The unstated premise here – and it is truly unstated in these weekend roundups – is the size of the gamble. A Christmas Carol cost $200 million to make ($35 million more than Polar Express, by the way), while the production costs of This Is It had been spent before the decision was made to turn those rehearsals into into a movie. So any revenue generated by This Is It is gravy, while A Christmas Carol has far to go before it’s in the black.

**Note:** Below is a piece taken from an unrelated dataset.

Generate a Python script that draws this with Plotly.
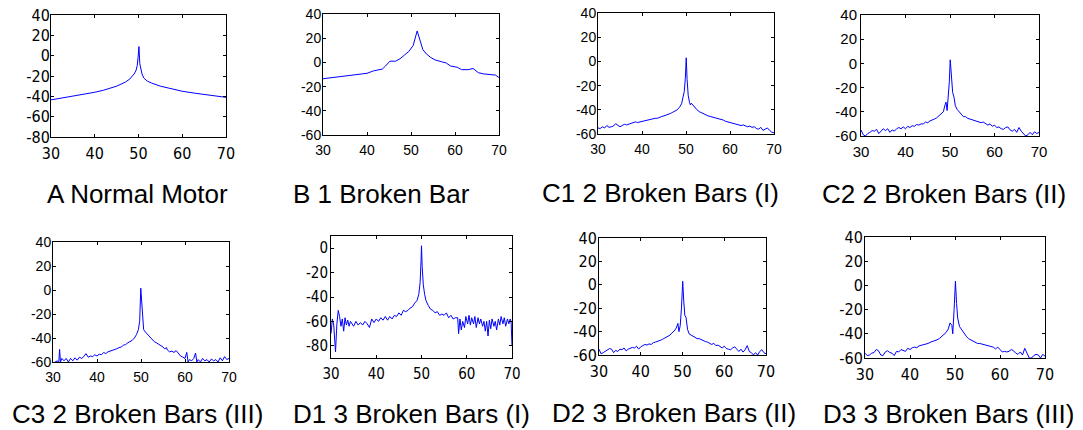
import plotly.graph_objects as go

W, H = 1083, 430

# ---------------- data ----------------
A_x = [30, 32, 35, 38, 40, 42, 44, 45, 46, 47, 48, 48.5, 49, 49.4, 49.7, 49.9, 50.1, 50.3, 50.5, 50.8, 51.2, 52, 53, 55, 57, 60, 63, 65, 67, 69, 70]
A_y = [-43.5, -42, -40, -37.5, -36, -34, -31.5, -30, -28, -26, -23, -21, -18, -15, -10, -2, 9, -8, -14, -18, -22, -25, -27, -30, -32, -35, -37, -38, -39.5, -40.5, -41]

B_x = [30, 31, 33, 35, 37.5, 39, 40, 41.5, 43.5, 44.2, 45.2, 46.5, 47.5, 48.5, 49.5, 50.5, 51.4, 52.7, 53.5, 54.5, 55.5, 57, 58, 59, 60.5, 61.5, 63, 64.1, 65.3, 66.5, 68, 69.2, 70]
B_y = [-13.5, -13, -12.5, -11.5, -10, -9.5, -9, -7, -5.5, -3, 1, 1, 3, 6, 9, 14, 26, 10.5, 7, 4, 2, 0.5, -0.5, -3, -4, -6, -6, -5, -8.5, -9.5, -10, -10.5, -12.5]

C1_x = [30, 30.5, 31, 31.5, 32, 32.5, 33, 33.5, 34, 34.5, 35, 35.5, 36, 36.5, 37, 37.5, 38, 38.5, 39, 39.5,
        40, 40.5, 41, 41.5, 42, 42.5, 43, 43.5, 44, 44.5, 45, 45.5, 46, 46.5, 47, 47.5, 48, 48.5, 49, 49.3,
        49.6, 49.85, 50.05, 50.25, 50.5, 50.8, 51, 51.2, 51.5, 52, 52.5, 53, 53.5, 54, 54.5, 55, 55.5, 56, 56.5, 57,
        57.5, 58, 58.5, 59, 59.5, 60, 60.5, 61, 61.5, 62, 62.5, 63, 63.5, 64, 64.5, 65, 65.5, 66, 66.5, 67,
        67.5, 68, 68.5, 69, 69.5, 70]
C1_y = [-55, -55.5, -54, -55, -53, -54.5, -54, -53.5, -51.5, -53, -54, -53, -52, -52.5, -52, -51.5, -51, -50, -50.5, -50,
        -50, -49, -49, -48.5, -48, -47.5, -47, -47, -46, -45.5, -45, -44.5, -43.5, -43, -42, -41, -40, -38, -35, -30,
        -25, -14, 3, -15, -28, -34, -36, -34.5, -36, -38.5, -40, -41.5, -42.5, -43.5, -44, -45, -45.5, -46, -46, -47,
        -47.5, -48, -48.5, -49.5, -50, -50.5, -51, -51.5, -51.5, -52.5, -53, -52.5, -53.5, -54, -53.5, -54.5, -54, -55.5, -56, -54.5,
        -57, -56, -55, -57, -58.5, -59]

C2_x = [30, 30.5, 31, 31.5, 32, 32.5, 33, 33.5, 34, 34.5, 35, 35.5, 36, 36.5, 37, 37.5, 38, 38.5, 39, 39.5,
        40, 40.5, 41, 41.5, 42, 42.5, 43, 43.5, 44, 44.5, 45, 45.5, 46, 46.5, 47, 47.5, 48, 48.5, 48.9, 49.1,
        49.35, 49.6, 49.85, 50.05, 50.3, 50.6, 50.9, 51.2, 51.6, 52, 52.5, 53, 53.5, 54, 54.5, 55, 55.5, 56, 56.5, 57,
        57.5, 58, 58.5, 59, 59.5, 60, 60.5, 61, 61.5, 62, 62.5, 63, 63.5, 64, 64.5, 65, 65.5, 66, 66.5, 67,
        67.5, 68, 68.5, 69, 69.5, 70]
C2_y = [-55, -59, -60, -58, -57, -55.5, -56, -54.5, -58, -56, -54, -55.5, -54, -57, -55, -56, -54, -53, -54, -52.5,
        -54, -52, -53, -51.5, -52, -50.5, -51, -50, -50, -48.5, -49, -47.5, -47, -46, -45, -43.5, -42, -40, -34, -32,
        -39, -30, -15, 3, -12, -24, -28, -35, -38, -40, -42, -44, -44, -45.5, -46, -46.5, -47, -47.5, -48.5, -49,
        -48.5, -50, -51, -50, -52, -51, -53, -52.5, -54, -54.5, -53, -52.5, -55, -56, -54.5, -57, -53, -56, -58, -60,
        -59, -57, -59, -56.5, -58, -57]

C3_x = [30, 30.5, 31, 31.3, 31.5, 31.7, 32, 32.5, 33, 33.5, 34, 34.5, 35, 35.5, 36, 36.5, 37, 37.5, 38, 38.5,
        39, 39.5, 40, 40.5, 41, 41.5, 42, 42.5, 43, 43.5, 44, 44.5, 45, 45.5, 46, 46.5, 47, 47.5, 48, 48.5,
        49, 49.4, 49.7, 49.95, 50.25, 50.6, 51, 51.5, 52, 52.5, 53, 53.5, 54, 54.5, 55, 55.4, 55.8, 56, 56.5, 57,
        57.5, 58, 58.5, 59, 59.5, 60, 60.4, 60.7, 61, 61.5, 62, 62.4, 62.7, 63, 63.5, 64, 64.5, 65, 65.5, 66,
        66.5, 67, 67.5, 68, 68.5, 69, 69.5, 70]
C3_y = [-61, -60, -59, -61, -49.5, -60, -57, -59, -57, -60, -57, -59, -56.5, -58.5, -56, -57, -55.5, -53, -56, -55,
        -55.5, -54, -55, -53.5, -54, -52, -53, -51.5, -51, -50.5, -50, -49, -48, -47.5, -46, -45.5, -44, -43, -42, -40,
        -37, -33, -26, 1.5, -20, -33, -35, -37, -39.5, -41, -43, -44, -45, -46, -47.5, -49, -48, -50, -51.5, -51,
        -52, -50.5, -53, -55, -56, -57, -52, -60, -58, -59, -57, -52.5, -60, -58, -60, -57, -59, -58, -60, -57.5,
        -59, -58, -60, -56.5, -59, -55.5, -58, -57]

D1_x = [30, 30.3, 30.6, 30.8, 31, 31.3, 31.6, 31.9, 32.2, 32.5, 32.8, 33.1, 33.4, 33.7, 34, 34.3, 34.6, 35, 35.5, 36,
        36.5, 37, 37.5, 38, 38.5, 39, 39.5, 40, 40.5, 41, 41.5, 42, 42.5, 43, 43.5, 44, 44.5, 45, 45.5, 46,
        46.5, 47, 47.5, 48, 48.5, 49, 49.4, 49.7, 49.9, 50, 50.15, 50.4, 50.7, 51, 51.5, 52, 52.5, 53, 53.5, 54,
        54.5, 55, 55.5, 56, 56.5, 57, 57.5, 58, 58.2, 58.5, 58.8, 59.1, 59.5, 59.8, 60.2, 60.5, 60.8, 61.1, 61.5, 61.8,
        62.1, 62.5, 62.8, 63.1, 63.5, 63.8, 64.1, 64.4, 64.7, 65, 65.3, 65.6, 66, 66.3, 66.6, 67, 67.3, 67.6, 68, 68.3,
        68.6, 69, 69.3, 69.6, 69.8, 70]
D1_y = [-70, -58, -63, -72, -85, -62, -51, -56, -64, -58, -68, -57, -63, -59, -64, -60, -62, -64, -60, -63,
        -61, -63, -60, -62, -65, -58, -61, -58, -60, -57, -59, -56, -59, -56, -58, -55, -56, -53, -55, -51,
        -52, -51, -49, -48, -45, -43, -38, -28, -10, 2, -15, -30, -38, -43, -47, -50, -51, -53, -52, -55,
        -54, -55, -53, -57, -55, -58, -57, -57, -70, -58, -67, -60, -65, -56, -62, -55, -63, -57, -62, -56,
        -65, -57, -62, -58, -64, -60, -68, -60, -72, -59, -66, -58, -64, -60, -67, -58, -63, -56, -62, -57,
        -64, -58, -62, -58, -60, -80]

D2_x = [30, 30.5, 31, 31.5, 32, 32.5, 33, 33.5, 34, 34.5, 35, 35.5, 36, 36.5, 37, 37.5, 38, 38.5, 39, 39.5,
        40, 40.5, 41, 41.5, 42, 42.5, 43, 43.5, 44, 44.5, 45, 45.5, 46, 46.5, 47, 47.5, 48, 48.5, 48.9, 49.15,
        49.45, 49.75, 50.05, 50.3, 50.55, 50.85, 51.2, 51.6, 52, 52.5, 53, 53.5, 54, 54.5, 55, 55.5, 56, 56.5, 57, 57.5,
        58, 58.5, 59, 59.5, 60, 60.5, 61, 61.5, 62, 62.5, 63, 63.5, 64, 64.5, 65, 65.5, 66, 66.5, 67, 67.5,
        68, 68.5, 69, 69.5, 70]
D2_y = [-55, -59, -58, -57, -56, -54.5, -55, -58, -56, -57, -55, -55.5, -54, -56.5, -55, -54.5, -53.5, -54, -52.5, -55,
        -53, -52, -51, -51.5, -50.5, -51, -49.5, -49, -48.5, -48, -47, -46, -45, -44, -43, -41, -39.5, -37, -33, -40,
        -35, -20, 3, -14, -26, -28, -38, -42, -43, -44, -45, -46, -46, -47, -48, -48.5, -49, -50, -51, -50,
        -52, -51.5, -53, -54, -52.5, -54.5, -55, -55.5, -54, -53, -55, -57, -55, -57.5, -55.5, -52, -57, -58, -60, -58,
        -60, -57, -55.5, -58, -59]

D3_x = [30, 30.5, 31, 31.5, 32, 32.5, 33, 33.5, 34, 34.5, 35, 35.5, 36, 36.5, 37, 37.5, 38, 38.5, 39, 39.5,
        40, 40.5, 41, 41.5, 42, 42.5, 43, 43.5, 44, 44.5, 45, 45.5, 46, 46.5, 47, 47.5, 48, 48.5, 48.9, 49.3,
        49.5, 49.8, 50.1, 50.35, 50.6, 51, 51.5, 52, 52.5, 53, 53.5, 54, 54.5, 55, 55.5, 56, 56.5, 57, 57.5, 58,
        58.5, 59, 59.5, 60, 60.5, 61, 61.5, 62, 62.5, 63, 63.5, 64, 64.5, 65, 65.5, 66, 66.5, 67, 67.5, 68,
        68.5, 69, 69.5, 70]
D3_y = [-56, -58, -57.5, -56, -55.5, -53, -54, -57.5, -58, -55, -54, -55.5, -56, -58, -54.5, -55, -53, -53.5, -54.5, -52,
        -53, -51.5, -51, -51.5, -50, -49.5, -49, -49, -48, -47, -46.5, -46, -45, -44, -42.5, -41, -39, -36, -31, -33,
        -40, -20, 3.5, -15, -27, -34, -37, -40, -42, -44, -45, -46, -47, -48, -48, -48.5, -49, -49, -50, -50,
        -51, -52.5, -51, -53, -55, -54.5, -55, -54.5, -53, -54, -56, -57, -55, -57.5, -52, -56, -60, -60, -58, -57,
        -57.5, -60, -57, -58.5]

titles = ["A Normal Motor", "B 1 Broken Bar", "C1 2 Broken Bars (I)", "C2 2 Broken Bars (II)",
          "C3 2 Broken Bars (III)", "D1 3 Broken Bars (I)", "D2 3 Broken Bars (II)", "D3 3 Broken Bars (III)"]
series = [(A_x, A_y), (B_x, B_y), (C1_x, C1_y), (C2_x, C2_y),
          (C3_x, C3_y), (D1_x, D1_y), (D2_x, D2_y), (D3_x, D3_y)]

x_range = (30, 70)
x_ticks = [30, 40, 50, 60, 70]
y_ticks_A = [-80, -60, -40, -20, 0, 20, 40]
y_ticks_std = [-60, -40, -20, 0, 20, 40]
y_ticks_D1 = [-80, -60, -40, -20, 0]
y_ranges = [(-80, 40), (-60, 40), (-60, 40), (-60, 40), (-60, 40), (-90, 10), (-60, 40), (-60, 40)]
y_ticks = [y_ticks_A, y_ticks_std, y_ticks_std, y_ticks_std, y_ticks_std, y_ticks_D1, y_ticks_std, y_ticks_std]

# ---------------- layout (pixel boxes) ----------------
# (left, right, top, bottom) in px, title centre (x, y), narrow font?, tick font size, y-label standoff
boxes = [
    (51, 226, 15, 137, 137, 194, True, 16, -3),
    (323, 499, 14, 135, 381, 194, False, 14, -2),
    (598, 774, 13, 134, 660, 193, False, 14, -2),
    (861, 1039, 15, 136, 944, 194, False, 15, 0),
    (53, 229, 242, 362, 137, 414, False, 14, -2),
    (331, 512, 236, 358, 411, 414, True, 15, -1),
    (599, 766, 238, 355, 674, 413, True, 16, -2),
    (865, 1045, 237, 358, 948, 414, True, 16, -2),
]

NARROW = "Liberation Sans Narrow, Arial Narrow, DejaVu Sans Condensed, Liberation Sans, Arial, sans-serif"
REG = "Liberation Sans, Arial, sans-serif"

fig = go.Figure()
layout = dict(width=W, height=H, margin=dict(l=0, r=0, t=0, b=0, autoexpand=False),
              paper_bgcolor="white", plot_bgcolor="white", showlegend=False,
              annotations=[])

for i, ((xs, ys), title, yr, yt, box) in enumerate(zip(series, titles, y_ranges, y_ticks, boxes)):
    n = i + 1
    sx = "" if n == 1 else str(n)
    l, r, t, b, tx, ty, narrow, fs, ystand = box
    fam = NARROW if narrow else REG
    fig.add_trace(go.Scatter(x=xs, y=ys, mode="lines",
                             line=dict(color="#0000ff", width=1),
                             xaxis="x" + sx, yaxis="y" + sx, hoverinfo="skip"))
    common = dict(showline=True, linecolor="black", linewidth=1, mirror="allticks",
                  ticks="inside", ticklen=3, tickcolor="black", showgrid=False,
                  zeroline=False, automargin=False,
                  tickfont=dict(family=fam, size=fs, color="black"))
    layout["xaxis" + sx] = dict(domain=[l / W, r / W], range=list(x_range),
                                tickmode="array", tickvals=x_ticks,
                                ticktext=[str(v) for v in x_ticks],
                                ticklabelstandoff=2,
                                anchor="y" + sx, **common)
    layout["yaxis" + sx] = dict(domain=[1 - b / H, 1 - t / H], range=list(yr),
                                tickmode="array", tickvals=yt,
                                ticktext=[str(v) for v in yt],
                                ticklabelstandoff=ystand,
                                anchor="x" + sx, **common)
    layout["annotations"].append(dict(text=title, x=tx / W, y=1 - ty / H,
                                      xref="paper", yref="paper", showarrow=False,
                                      xanchor="center", yanchor="middle",
                                      font=dict(family=REG, size=26, color="black")))

fig.update_layout(**layout)
fig.write_html("out.html", config={"displayModeBar": False, "staticPlot": True},
               post_script="document.body.style.margin='0px';document.body.style.padding='0px';")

I’m no defender of Robert Zemeckis or these motion-capture animated things, but I refuse to consider a $30-million, non-Thanksgiving November opening a disappointment, either in absolute terms or compared to a postmortem cash-in. (Yeah, I know it was assembled with affection and skill, but it’s still a postmortem cash-in.)

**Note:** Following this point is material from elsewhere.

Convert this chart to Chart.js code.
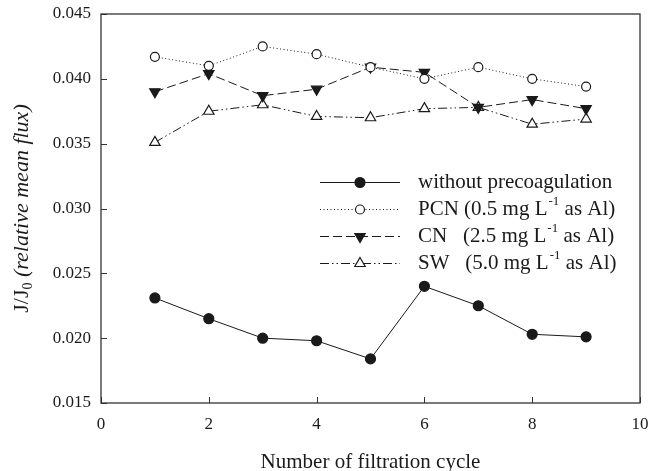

Others might be harsh in their assessments, but cheer up, Robert! You did win the Box Office Power Rankings, and Michael didn’t.

Box Office Power Rankings: October 30-November 1, 2009
Box Office Ranks Critics’ Ranks
Rank Movie Last Week Gross Per Theater Rotten Tomatoes Metacritic Total
1 Paranormal Activity 1 9 ($16.4M) 10 ($6.8K) 10 (84) 9 (68) 38
2 Michael Jackson’s This Is It 10 ($23.2M) 9 ($6.7K) 9 (80) 8 (67) 36
3 Where the Wild Things Are 2 6 ($5.9M) 4 ($1.6K) 8 (70) 10 (71) 28
4 Law Abiding Citizen 4 8 ($7.4M) 7 ($2.7K) 4 (23) 4 (34) 23
5 Astro Boy 6 4 ($3.5M) 2 ($1.1K) 7 (48) 7 (53) 20
6 Saw VI 3 5 ($5.3M) 5 ($1.7K) 6 (44) 2 (30) 18
7 Amelia 1 ($3M) 8 ($2.8K) 3 (17) 5 (37) 17
8 Couples Retreat 9 7 ($6.5M) 6 ($2.1K) 2 (12) 1 (23) 16
9 Cirque Du Freak: The Vampire’s Assistant 8 2 ($3.1M) 1 ($1.1K) 5 (37) 6 (43) 14
10 The Stepfather 10 3 ($3.2M) 3 ($1.4K) 1 (11) 3 (33) 10
Box Office Power Rankings: November 6-8, 2009
Box Office Ranks Critics’ Ranks
Rank Movie Last Week Gross Per Theater Rotten Tomatoes Metacritic Total
1 Disney’s A Christmas Carol 10 ($30.1M) 10 ($8.2K) 7 (55) 7 (55) 34
2 Michael Jackson’s This Is It 2 9 ($13.2M) 7 ($3.8K) 9 (80) 8 (67) 33
3 Paranormal Activity 1 6 ($8.3M) 6 ($3.2K) 10 (84) 9 (68) 31
4 The Men Who Stare at Goats 8 ($12.7M) 9 ($5.2K) 7 (55) 6 (54) 30
5 Where the Wild Things Are 3 2 ($4.2M) 2 ($1.5K) 8 (70) 10 (71) 22
6 The Fourth Kind 7 ($12.2M) 8 ($4.8K) 2 (15) 3 (34) 20
7 The Box 5 ($7.6M) 5 ($2.9K) 4 (47) 4 (47) 18
8 Law Abiding Citizen 4 3 ($6M) 4 ($2.4K) 3 (23) 3 (34) 13
9 Astro Boy 5 1 ($2.6M) 1 ($1.4K) 5 (48) 5 (53) 12
10 Couples Retreat 8 4 ($6.1M) 3 ($2.1K) 1 (12) 1 (23) 9

Methodology

Culture Snob’s Box Office Power Rankings balance box office and critical reception to create a better measure of a movie’s overall performance against its peers than gross receipts alone.

The weekly rankings cover the 10 top-grossing movies in
the United States for the previous weekend. We assign equal weight to box office and critical opinion, with each having two components. The measures are: box-office gross, per-theater average, Rotten Tomatoes score, and Metacritic score.

Why those four? Box-office gross basically measures the number of people who saw a movie in a given weekend. Per-theater average corrects for blockbuster-wannabes that flood the market with prints, and gives limited-release movies a fighting chance. Rotten Tomatoes measures critical opinion in a binary way. And Metacritic gives a better sense of critics’ enthusiasm (or bile) for a movie.

For each of the four measures, the movies are ranked and assigned points (10 for the best performer, one for the worst). Finally, those points are added up, with a maximum score of 40 and a minimum score of four.